Canada’s food supply is one of the safest in the world, but food-borne bacteria, viruses and parasites making up 30 known pathogens are still a leading cause of illness. Every year, one in eight Canadians, or about four million of us, get sick from a domestically-acquired food-borne illness, the Public Health Agency of Canada estimated in 2014. Data from the Canadian Notifiable Disease Surveillance System (CNDSS) and National Enteric Surveillance Program (NESP) indicate some food-borne illnesses have dropped substantially over the past decade, but infections caused by salmonella have stayed the same.
The federal government’s Safe Food for Canadians Act, implemented in 2012, has given the Canada Food Inspection Agency (CFIA) more tools and resources to help keep food safe, like tougher penalties and better control over imports and exports. Inspectors can now demand that food producers provide information in a timely and standardized way, and CFIA has the authority to require traceability systems for food producers.
Trained for safety
Keeping food safe also means keeping food fresh. And when operators handle food properly, it saves money. A proper food safety training and certification plan helps reduce waste and lowers utility costs.
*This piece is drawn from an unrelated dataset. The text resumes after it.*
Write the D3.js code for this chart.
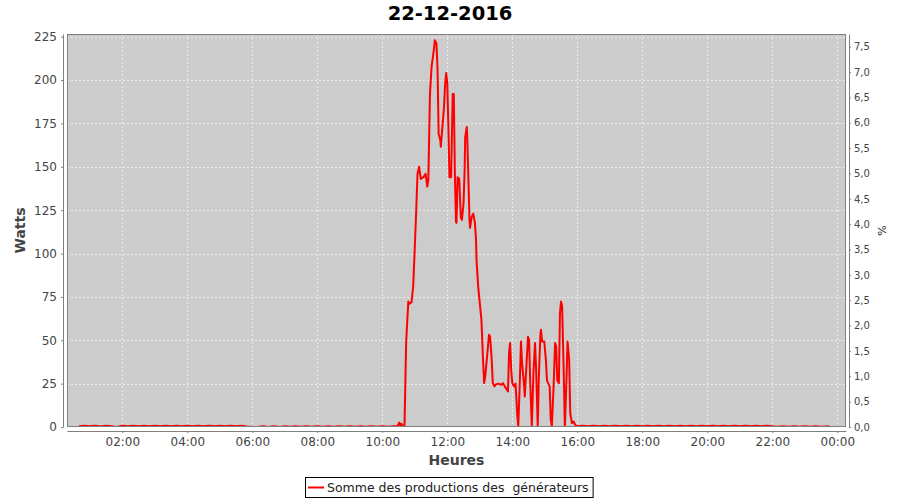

“At High Liner, we’ve trained all of our sales and marketing staff with advanced food safety training,” says Philman George, chef and culinary manager for the foodservice division of High Liner Foods. “The certification is good for five years and is recognized across Canada.”
George strongly believes that any operator serving food to the public should have at least one person – if not everybody who handles food – trained in advanced food safety. “By doing that, you will have a better time with your food inspectors as well. It’s important to recertify every five years, and human nature being what it is, having that refresher helps address bad habits.”
As he points out, it only takes only one employee not following proper procedures to cause a problem. “When you look at the cost involved in advanced training of a couple hundred dollars per employee, it’s money well spent, no doubt about it.”
Operators should also consider the source of their supply, he says. “Is your food coming out of a truck of a reputable supplier, or out of somebody’s trunk? You need to consider what may have happened to the ingredients before they get to you, whether they have been held at safe temperature and whether they are fresh.”
Confidence through cleanliness
The foodservice test kitchens at Heinz Foodservice Canada follow the same protocols as the company’s manufacturing operations. “In our test kitchens, we have incorporated the same good manufacturing practices (GMPs) into what we do every day,” says corporate chef Juriaan Snellen. That includes hairnets, personal hygiene, proper outfits, thorough handwashing (scrubbing for at least 25 seconds), and no eating and drinking while working with food.
“Some studies show that we live in a very sterile environment and that cleanliness means our immune systems aren’t fighting off the numbers of bacteria so, in that way, we are more vulnerable to getting sick,” Snellen says. “Training programs like HAACP are extremely important, and best practices need to be passed on to everybody who handles food in the kitchen and right through to front of house.”
It’s a smart way of doing business that goes right to your reputation and your bottom line. Being food safe is, as Jan Dearing puts it, “about establishing a culture of cleanliness in your restaurant. If everybody in your restaurant gets it, then you will be successful.”
Top tips for food safety
- Colour code cutting boards with distinctive shades for raw meat, fish, dairy, vegetables etc. to reduce cross-contamination.
- Be sure to wash your hands again right after you handle raw ingredients – especially raw proteins.
- Write a date on your leftovers, store them properly and ensure they are promptly used.
- Ensure your kitchen is impeccably clean at the end of the day, so that you start out right the next morning.